Task brief: Each line of the material must be repeated precisely, with the pictures left out.

start

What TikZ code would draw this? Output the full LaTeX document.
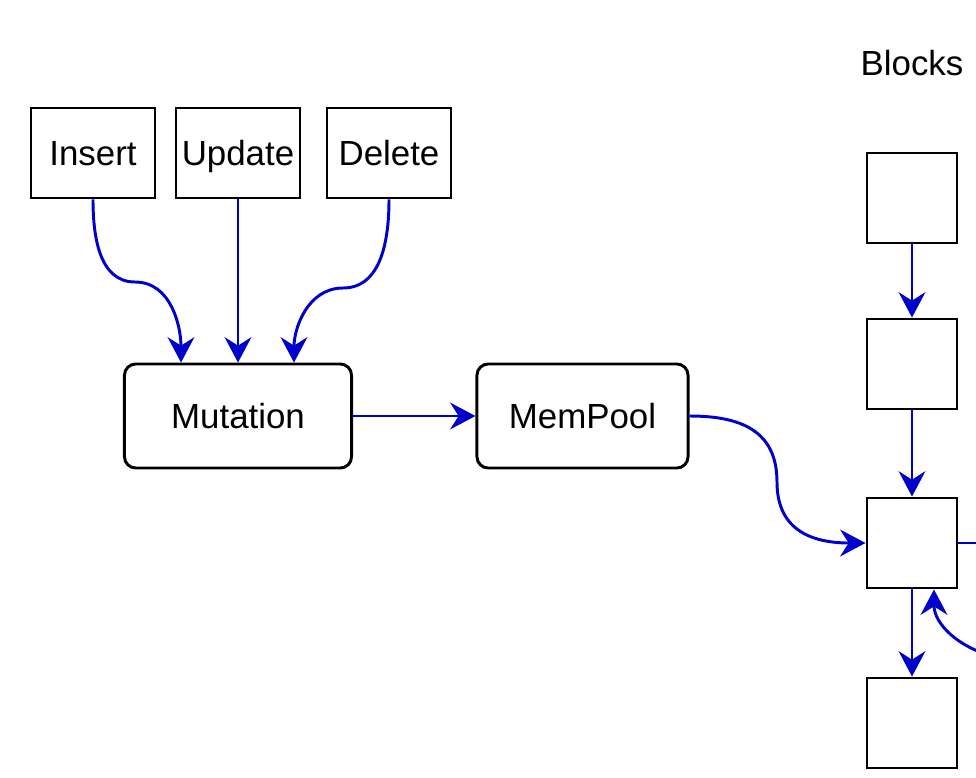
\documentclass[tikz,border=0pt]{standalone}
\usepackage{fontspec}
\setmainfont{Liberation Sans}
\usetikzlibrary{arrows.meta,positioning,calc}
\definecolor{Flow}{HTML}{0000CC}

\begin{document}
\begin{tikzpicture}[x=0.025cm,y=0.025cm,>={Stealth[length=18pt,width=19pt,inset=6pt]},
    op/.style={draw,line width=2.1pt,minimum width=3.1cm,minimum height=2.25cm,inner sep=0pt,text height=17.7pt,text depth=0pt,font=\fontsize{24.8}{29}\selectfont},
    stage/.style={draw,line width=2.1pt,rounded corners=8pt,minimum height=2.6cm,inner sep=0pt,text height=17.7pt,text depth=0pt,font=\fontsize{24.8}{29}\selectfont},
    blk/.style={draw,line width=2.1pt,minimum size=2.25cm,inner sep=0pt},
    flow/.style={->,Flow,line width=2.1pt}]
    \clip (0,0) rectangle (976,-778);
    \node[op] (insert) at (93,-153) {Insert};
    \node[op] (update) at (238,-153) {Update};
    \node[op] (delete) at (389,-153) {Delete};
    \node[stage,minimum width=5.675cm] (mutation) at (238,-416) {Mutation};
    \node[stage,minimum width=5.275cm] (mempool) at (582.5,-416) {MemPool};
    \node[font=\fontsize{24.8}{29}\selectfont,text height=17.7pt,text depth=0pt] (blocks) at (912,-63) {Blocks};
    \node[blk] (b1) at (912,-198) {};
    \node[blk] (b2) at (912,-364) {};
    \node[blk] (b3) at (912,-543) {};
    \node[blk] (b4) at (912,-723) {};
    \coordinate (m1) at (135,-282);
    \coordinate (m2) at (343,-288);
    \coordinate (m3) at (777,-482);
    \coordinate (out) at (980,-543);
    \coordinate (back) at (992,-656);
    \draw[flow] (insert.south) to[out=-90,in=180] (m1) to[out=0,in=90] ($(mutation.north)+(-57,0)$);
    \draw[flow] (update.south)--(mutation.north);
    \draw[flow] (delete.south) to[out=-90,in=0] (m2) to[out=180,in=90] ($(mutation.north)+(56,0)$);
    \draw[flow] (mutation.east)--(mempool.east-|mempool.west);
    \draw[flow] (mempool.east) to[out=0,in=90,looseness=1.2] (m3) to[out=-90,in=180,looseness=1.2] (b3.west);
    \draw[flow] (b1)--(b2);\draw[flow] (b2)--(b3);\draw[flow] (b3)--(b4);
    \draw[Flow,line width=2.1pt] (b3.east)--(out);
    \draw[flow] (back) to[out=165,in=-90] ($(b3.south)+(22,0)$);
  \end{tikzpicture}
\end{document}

end

Complete output:
What TikZ code would draw this? Output the full LaTeX document.
\documentclass[tikz,border=0pt]{standalone}
\usepackage{fontspec}
\setmainfont{Liberation Sans}
\usetikzlibrary{arrows.meta,positioning,calc}
\definecolor{Flow}{HTML}{0000CC}

\begin{document}
\begin{tikzpicture}[x=0.025cm,y=0.025cm,>={Stealth[length=18pt,width=19pt,inset=6pt]},
    op/.style={draw,line width=2.1pt,minimum width=3.1cm,minimum height=2.25cm,inner sep=0pt,text height=17.7pt,text depth=0pt,font=\fontsize{24.8}{29}\selectfont},
    stage/.style={draw,line width=2.1pt,rounded corners=8pt,minimum height=2.6cm,inner sep=0pt,text height=17.7pt,text depth=0pt,font=\fontsize{24.8}{29}\selectfont},
    blk/.style={draw,line width=2.1pt,minimum size=2.25cm,inner sep=0pt},
    flow/.style={->,Flow,line width=2.1pt}]
    \clip (0,0) rectangle (976,-778);
    \node[op] (insert) at (93,-153) {Insert};
    \node[op] (update) at (238,-153) {Update};
    \node[op] (delete) at (389,-153) {Delete};
    \node[stage,minimum width=5.675cm] (mutation) at (238,-416) {Mutation};
    \node[stage,minimum width=5.275cm] (mempool) at (582.5,-416) {MemPool};
    \node[font=\fontsize{24.8}{29}\selectfont,text height=17.7pt,text depth=0pt] (blocks) at (912,-63) {Blocks};
    \node[blk] (b1) at (912,-198) {};
    \node[blk] (b2) at (912,-364) {};
    \node[blk] (b3) at (912,-543) {};
    \node[blk] (b4) at (912,-723) {};
    \coordinate (m1) at (135,-282);
    \coordinate (m2) at (343,-288);
    \coordinate (m3) at (777,-482);
    \coordinate (out) at (980,-543);
    \coordinate (back) at (992,-656);
    \draw[flow] (insert.south) to[out=-90,in=180] (m1) to[out=0,in=90] ($(mutation.north)+(-57,0)$);
    \draw[flow] (update.south)--(mutation.north);
    \draw[flow] (delete.south) to[out=-90,in=0] (m2) to[out=180,in=90] ($(mutation.north)+(56,0)$);
    \draw[flow] (mutation.east)--(mempool.east-|mempool.west);
    \draw[flow] (mempool.east) to[out=0,in=90,looseness=1.2] (m3) to[out=-90,in=180,looseness=1.2] (b3.west);
    \draw[flow] (b1)--(b2);\draw[flow] (b2)--(b3);\draw[flow] (b3)--(b4);
    \draw[Flow,line width=2.1pt] (b3.east)--(out);
    \draw[flow] (back) to[out=165,in=-90] ($(b3.south)+(22,0)$);
  \end{tikzpicture}
\end{document}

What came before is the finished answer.